**Task directions**: Restate, exactly and without pictures, the lines from the start of the listing below through the line holding "W, H = 642, 412".

**Data lines**:
***

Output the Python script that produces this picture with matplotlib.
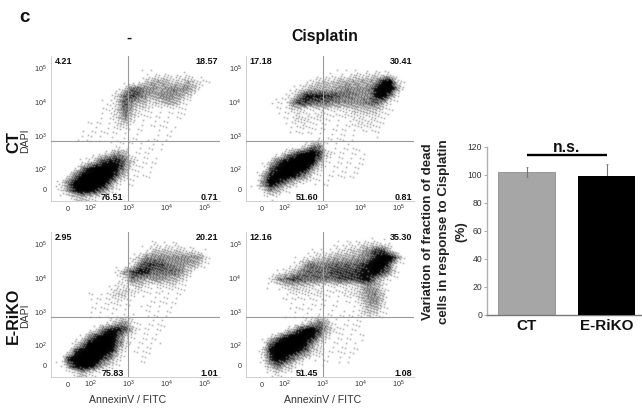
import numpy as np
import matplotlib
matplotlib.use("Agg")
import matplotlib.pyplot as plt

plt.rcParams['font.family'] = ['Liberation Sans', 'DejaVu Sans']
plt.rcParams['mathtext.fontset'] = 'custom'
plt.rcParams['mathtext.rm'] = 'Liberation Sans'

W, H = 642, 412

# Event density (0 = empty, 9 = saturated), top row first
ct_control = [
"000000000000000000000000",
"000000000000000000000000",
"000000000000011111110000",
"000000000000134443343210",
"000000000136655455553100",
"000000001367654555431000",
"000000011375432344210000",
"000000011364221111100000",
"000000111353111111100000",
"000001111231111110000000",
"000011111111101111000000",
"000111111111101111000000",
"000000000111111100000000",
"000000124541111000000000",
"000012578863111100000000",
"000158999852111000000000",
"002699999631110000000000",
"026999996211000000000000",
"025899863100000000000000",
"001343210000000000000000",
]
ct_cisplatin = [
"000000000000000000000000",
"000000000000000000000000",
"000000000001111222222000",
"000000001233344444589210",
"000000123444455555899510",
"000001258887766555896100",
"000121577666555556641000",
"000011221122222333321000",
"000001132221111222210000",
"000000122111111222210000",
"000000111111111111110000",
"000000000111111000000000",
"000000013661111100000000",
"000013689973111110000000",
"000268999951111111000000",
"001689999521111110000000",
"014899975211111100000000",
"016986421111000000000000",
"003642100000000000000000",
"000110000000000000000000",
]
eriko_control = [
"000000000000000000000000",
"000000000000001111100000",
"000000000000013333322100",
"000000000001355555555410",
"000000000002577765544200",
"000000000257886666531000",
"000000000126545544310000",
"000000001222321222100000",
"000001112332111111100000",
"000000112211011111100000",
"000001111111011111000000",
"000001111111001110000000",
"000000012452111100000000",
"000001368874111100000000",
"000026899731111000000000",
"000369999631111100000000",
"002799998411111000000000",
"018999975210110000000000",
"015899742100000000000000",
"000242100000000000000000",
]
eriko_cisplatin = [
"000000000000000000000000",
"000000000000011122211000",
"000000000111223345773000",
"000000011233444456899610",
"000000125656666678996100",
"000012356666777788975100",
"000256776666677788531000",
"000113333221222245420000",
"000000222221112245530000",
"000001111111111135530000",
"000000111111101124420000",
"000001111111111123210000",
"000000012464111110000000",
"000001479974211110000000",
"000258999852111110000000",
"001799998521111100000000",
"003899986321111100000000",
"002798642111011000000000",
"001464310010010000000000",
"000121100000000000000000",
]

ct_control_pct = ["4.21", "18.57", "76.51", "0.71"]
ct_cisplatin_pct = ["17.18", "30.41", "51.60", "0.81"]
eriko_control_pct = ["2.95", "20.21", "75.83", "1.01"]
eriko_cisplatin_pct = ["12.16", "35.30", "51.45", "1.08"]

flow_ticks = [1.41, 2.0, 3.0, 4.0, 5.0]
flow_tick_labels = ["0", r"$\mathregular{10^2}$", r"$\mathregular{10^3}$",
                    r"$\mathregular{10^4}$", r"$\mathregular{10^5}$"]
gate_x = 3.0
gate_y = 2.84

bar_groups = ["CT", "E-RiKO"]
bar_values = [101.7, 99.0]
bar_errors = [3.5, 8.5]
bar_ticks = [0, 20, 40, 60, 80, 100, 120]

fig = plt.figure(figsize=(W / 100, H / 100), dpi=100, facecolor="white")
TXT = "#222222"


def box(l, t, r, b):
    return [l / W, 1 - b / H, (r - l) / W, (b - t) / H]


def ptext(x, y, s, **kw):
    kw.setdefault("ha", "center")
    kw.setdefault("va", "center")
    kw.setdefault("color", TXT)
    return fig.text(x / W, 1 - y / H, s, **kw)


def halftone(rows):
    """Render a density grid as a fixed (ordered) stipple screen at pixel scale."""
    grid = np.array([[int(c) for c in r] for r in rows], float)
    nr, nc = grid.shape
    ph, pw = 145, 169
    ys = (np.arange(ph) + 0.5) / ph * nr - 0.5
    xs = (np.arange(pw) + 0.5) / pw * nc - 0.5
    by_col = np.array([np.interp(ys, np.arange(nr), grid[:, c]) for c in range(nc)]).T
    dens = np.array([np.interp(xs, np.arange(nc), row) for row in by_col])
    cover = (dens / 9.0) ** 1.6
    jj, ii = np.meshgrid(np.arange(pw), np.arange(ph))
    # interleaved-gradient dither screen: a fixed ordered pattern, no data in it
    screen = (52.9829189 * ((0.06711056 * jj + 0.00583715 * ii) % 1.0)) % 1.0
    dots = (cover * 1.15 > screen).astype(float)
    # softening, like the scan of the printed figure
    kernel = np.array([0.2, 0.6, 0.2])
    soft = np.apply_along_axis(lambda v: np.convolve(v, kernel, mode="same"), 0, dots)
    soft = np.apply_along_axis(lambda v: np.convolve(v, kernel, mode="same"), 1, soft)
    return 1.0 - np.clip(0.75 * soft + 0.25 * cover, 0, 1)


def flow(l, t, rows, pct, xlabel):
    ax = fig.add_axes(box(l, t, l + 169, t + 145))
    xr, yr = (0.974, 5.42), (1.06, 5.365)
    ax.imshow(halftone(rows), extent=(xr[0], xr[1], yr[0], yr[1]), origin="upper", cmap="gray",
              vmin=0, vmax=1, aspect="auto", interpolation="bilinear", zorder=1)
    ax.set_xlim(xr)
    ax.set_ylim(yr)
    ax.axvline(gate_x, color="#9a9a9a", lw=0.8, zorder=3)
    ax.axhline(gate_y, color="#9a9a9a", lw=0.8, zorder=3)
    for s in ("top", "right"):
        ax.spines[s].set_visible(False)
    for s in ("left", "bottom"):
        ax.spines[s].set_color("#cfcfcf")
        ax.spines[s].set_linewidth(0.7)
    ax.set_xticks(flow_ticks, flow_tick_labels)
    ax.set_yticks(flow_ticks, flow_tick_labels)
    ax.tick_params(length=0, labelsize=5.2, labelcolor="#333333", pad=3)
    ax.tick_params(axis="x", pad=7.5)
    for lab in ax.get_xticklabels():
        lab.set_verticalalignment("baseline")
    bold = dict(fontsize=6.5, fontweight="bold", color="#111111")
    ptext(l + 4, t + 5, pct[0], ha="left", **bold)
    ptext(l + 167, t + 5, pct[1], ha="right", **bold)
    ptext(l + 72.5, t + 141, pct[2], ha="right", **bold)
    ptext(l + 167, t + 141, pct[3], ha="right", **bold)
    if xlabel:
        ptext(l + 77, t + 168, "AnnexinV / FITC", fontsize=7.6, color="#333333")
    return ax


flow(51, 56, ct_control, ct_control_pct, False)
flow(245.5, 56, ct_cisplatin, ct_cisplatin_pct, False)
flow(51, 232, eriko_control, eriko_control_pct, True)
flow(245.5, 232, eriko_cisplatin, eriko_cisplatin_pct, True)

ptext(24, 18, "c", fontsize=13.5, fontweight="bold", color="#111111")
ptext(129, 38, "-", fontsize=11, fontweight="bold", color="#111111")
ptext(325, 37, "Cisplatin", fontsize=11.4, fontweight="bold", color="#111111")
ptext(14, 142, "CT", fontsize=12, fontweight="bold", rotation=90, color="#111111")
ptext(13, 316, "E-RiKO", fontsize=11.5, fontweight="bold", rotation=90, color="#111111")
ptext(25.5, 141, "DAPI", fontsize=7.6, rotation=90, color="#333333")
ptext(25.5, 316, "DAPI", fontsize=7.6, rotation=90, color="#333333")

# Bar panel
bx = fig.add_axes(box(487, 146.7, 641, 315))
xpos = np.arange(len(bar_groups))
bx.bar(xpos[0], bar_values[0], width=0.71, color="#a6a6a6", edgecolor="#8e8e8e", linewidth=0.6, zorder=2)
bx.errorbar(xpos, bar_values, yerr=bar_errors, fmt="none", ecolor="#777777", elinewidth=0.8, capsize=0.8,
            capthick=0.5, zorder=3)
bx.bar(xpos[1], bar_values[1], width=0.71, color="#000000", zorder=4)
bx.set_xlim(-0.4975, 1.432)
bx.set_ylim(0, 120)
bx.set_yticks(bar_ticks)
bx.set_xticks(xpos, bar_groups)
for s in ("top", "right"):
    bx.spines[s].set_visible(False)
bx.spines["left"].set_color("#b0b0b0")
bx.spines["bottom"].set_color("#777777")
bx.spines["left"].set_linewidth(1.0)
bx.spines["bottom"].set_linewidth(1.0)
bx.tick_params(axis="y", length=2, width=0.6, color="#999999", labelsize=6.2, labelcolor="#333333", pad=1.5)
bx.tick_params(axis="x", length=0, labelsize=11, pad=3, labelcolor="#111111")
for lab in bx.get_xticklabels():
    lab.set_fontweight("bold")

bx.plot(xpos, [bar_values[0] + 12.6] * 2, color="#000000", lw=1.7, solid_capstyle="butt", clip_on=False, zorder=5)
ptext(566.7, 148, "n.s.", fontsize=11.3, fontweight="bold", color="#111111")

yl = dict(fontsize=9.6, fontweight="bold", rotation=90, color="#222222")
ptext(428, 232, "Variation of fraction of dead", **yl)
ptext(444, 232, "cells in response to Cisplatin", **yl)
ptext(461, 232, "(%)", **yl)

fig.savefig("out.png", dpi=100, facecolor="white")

***

**Result of this task**:
Output the Python script that produces this picture with matplotlib.
import numpy as np
import matplotlib
matplotlib.use("Agg")
import matplotlib.pyplot as plt

plt.rcParams['font.family'] = ['Liberation Sans', 'DejaVu Sans']
plt.rcParams['mathtext.fontset'] = 'custom'
plt.rcParams['mathtext.rm'] = 'Liberation Sans'

W, H = 642, 412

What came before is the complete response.